* _REQUIREMENT_: Repeat, exactly and only, the lines from the beginning of the data through the line with "(11,506) -- (11,512);". Pictures are left out.
▼▼▼
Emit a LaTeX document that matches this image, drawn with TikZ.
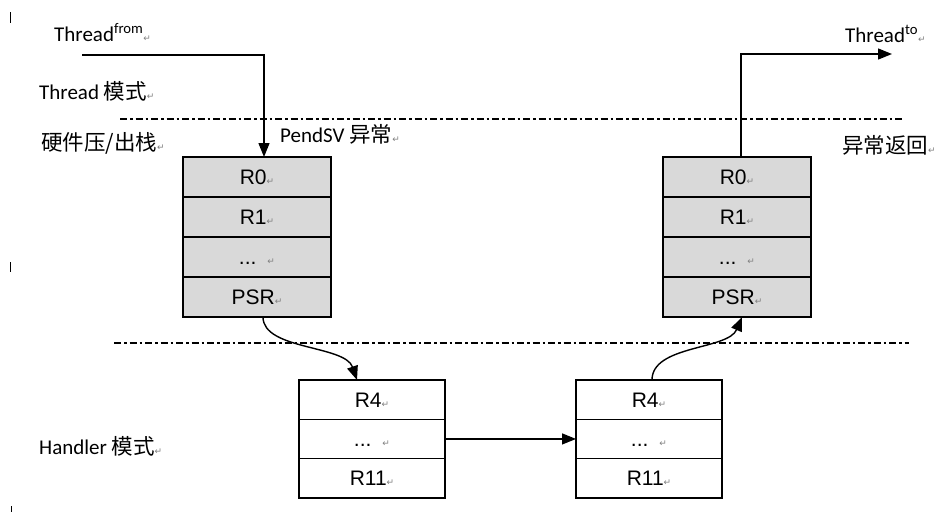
\documentclass[tikz,border=0pt]{standalone}
\usepackage{fontspec}
\setmainfont{Carlito}
\newfontfamily\regfont{Liberation Sans}
\newfontfamily\cjkfont{Noto Sans CJK SC}
\newfontfamily\symfont{DejaVu Sans}
\usetikzlibrary{positioning,arrows.meta}
\definecolor{cellgray}{RGB}{217,217,217}
\newcommand{\ret}{{\fontsize{9}{9}\selectfont\symfont\textcolor{gray}{↵}}}
\newcommand{\cjk}[1]{{\fontsize{21.5}{24}\selectfont\cjkfont #1}}
\tikzset{
  regcell/.style={draw, line width=1.6pt, minimum width=148pt, minimum height=40pt,
    inner sep=0pt, outer sep=0pt, text height=15pt, text depth=0pt,
    font=\fontsize{21}{24}\selectfont\regfont},
  stackcell/.style={regcell, fill=cellgray},
  handcell/.style={regcell, fill=white, minimum width=146pt, minimum height=39.3pt},
  modeline/.style={line width=1.5pt, dash pattern=on 7pt off 3pt on 2.5pt off 3pt},
  flow/.style={line width=1.4pt, -{Triangle[length=14pt,width=11pt]}},
  label/.style={anchor=base west, inner sep=0pt, font=\fontsize{21}{24}\selectfont},
}

\begin{document}
\begin{tikzpicture}[x=1pt,y=-1pt]
\useasboundingbox (0,0) rectangle (937,512);

% mode boundaries
\coordinate (ML1) at (120,119);
\coordinate (MR1) at (904,119);
\coordinate (ML2) at (114,343);
\coordinate (MR2) at (909,343);
\draw[modeline] (ML1) -- (MR1);
\draw[modeline] (ML2) -- (MR2);

% cursor marks
\draw[line width=1pt] (10,12) -- (10,23);
\draw[line width=1pt] (10,262) -- (10,272);
\draw[line width=1pt] (11,506) -- (11,512);

% hardware stack frames
\node[stackcell] (LR0) at (257,177) {R0\ret};
\node[stackcell, below=0pt of LR0] (LR1) {R1\ret};
\node[stackcell, below=0pt of LR1] (LDots) {...\hspace{11pt}\ret};
\node[stackcell, below=0pt of LDots] (LPSR) {PSR\ret};

\node[stackcell] (RR0) at (737,177) {R0\ret};
\node[stackcell, below=0pt of RR0] (RR1) {R1\ret};
\node[stackcell, below=0pt of RR1] (RDots) {...\hspace{11pt}\ret};
\node[stackcell, below=0pt of RDots] (RPSR) {PSR\ret};

% software saved registers
\node[handcell] (HA4) at (372,399.65) {R4\ret};
\node[handcell, below=0pt of HA4] (HADots) {...\hspace{11pt}\ret};
\node[handcell, below=0pt of HADots] (HA11) {R11\ret};

\node[handcell] (HB4) at (649,399.65) {R4\ret};
\node[handcell, below=0pt of HB4] (HBDots) {...\hspace{11pt}\ret};
\node[handcell, below=0pt of HBDots] (HB11) {R11\ret};

% labels
\node[label] (ThFrom) at (54,41) {Thread\textsuperscript{from}\ret};
\node[label] (ThMode) at (39,99) {Thread \cjk{模式}\ret};
\node[label] (HwStack) at (41,150) {\cjk{硬件压/出栈}\ret};
\node[label] (PendSV) at (280,142) {PendSV \cjk{异常}\ret};
\node[label] (ExcRet) at (842,153) {\cjk{异常返回}\ret};
\node[label] (ThTo) at (845,42) {Thread\textsuperscript{to}\ret};
\node[label] (HdMode) at (39,454) {Handler \cjk{模式}\ret};

% flow
\coordinate (FromStart) at (82,55);
\coordinate (ToEnd) at (892,54);
\draw[flow] (FromStart) -| ([xshift=7pt]LR0.north);
\draw[flow] ([xshift=4pt]RR0.north) |- (ToEnd);
\draw[flow] ([xshift=6pt]LPSR.south) .. controls (263,350) and (345,345) .. ([xshift=-15pt]HA4.north);
\draw[flow] (HADots.east) -- (HBDots.west);
\draw[flow] ([xshift=3pt]HB4.north) .. controls (652,345) and (728,350) .. ([xshift=5pt]RPSR.south);
\end{tikzpicture}
\end{document}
▲▲▲
* _TASK OUTPUT_:
Emit a LaTeX document that matches this image, drawn with TikZ.
\documentclass[tikz,border=0pt]{standalone}
\usepackage{fontspec}
\setmainfont{Carlito}
\newfontfamily\regfont{Liberation Sans}
\newfontfamily\cjkfont{Noto Sans CJK SC}
\newfontfamily\symfont{DejaVu Sans}
\usetikzlibrary{positioning,arrows.meta}
\definecolor{cellgray}{RGB}{217,217,217}
\newcommand{\ret}{{\fontsize{9}{9}\selectfont\symfont\textcolor{gray}{↵}}}
\newcommand{\cjk}[1]{{\fontsize{21.5}{24}\selectfont\cjkfont #1}}
\tikzset{
  regcell/.style={draw, line width=1.6pt, minimum width=148pt, minimum height=40pt,
    inner sep=0pt, outer sep=0pt, text height=15pt, text depth=0pt,
    font=\fontsize{21}{24}\selectfont\regfont},
  stackcell/.style={regcell, fill=cellgray},
  handcell/.style={regcell, fill=white, minimum width=146pt, minimum height=39.3pt},
  modeline/.style={line width=1.5pt, dash pattern=on 7pt off 3pt on 2.5pt off 3pt},
  flow/.style={line width=1.4pt, -{Triangle[length=14pt,width=11pt]}},
  label/.style={anchor=base west, inner sep=0pt, font=\fontsize{21}{24}\selectfont},
}

\begin{document}
\begin{tikzpicture}[x=1pt,y=-1pt]
\useasboundingbox (0,0) rectangle (937,512);

% mode boundaries
\coordinate (ML1) at (120,119);
\coordinate (MR1) at (904,119);
\coordinate (ML2) at (114,343);
\coordinate (MR2) at (909,343);
\draw[modeline] (ML1) -- (MR1);
\draw[modeline] (ML2) -- (MR2);

% cursor marks
\draw[line width=1pt] (10,12) -- (10,23);
\draw[line width=1pt] (10,262) -- (10,272);
\draw[line width=1pt] (11,506) -- (11,512);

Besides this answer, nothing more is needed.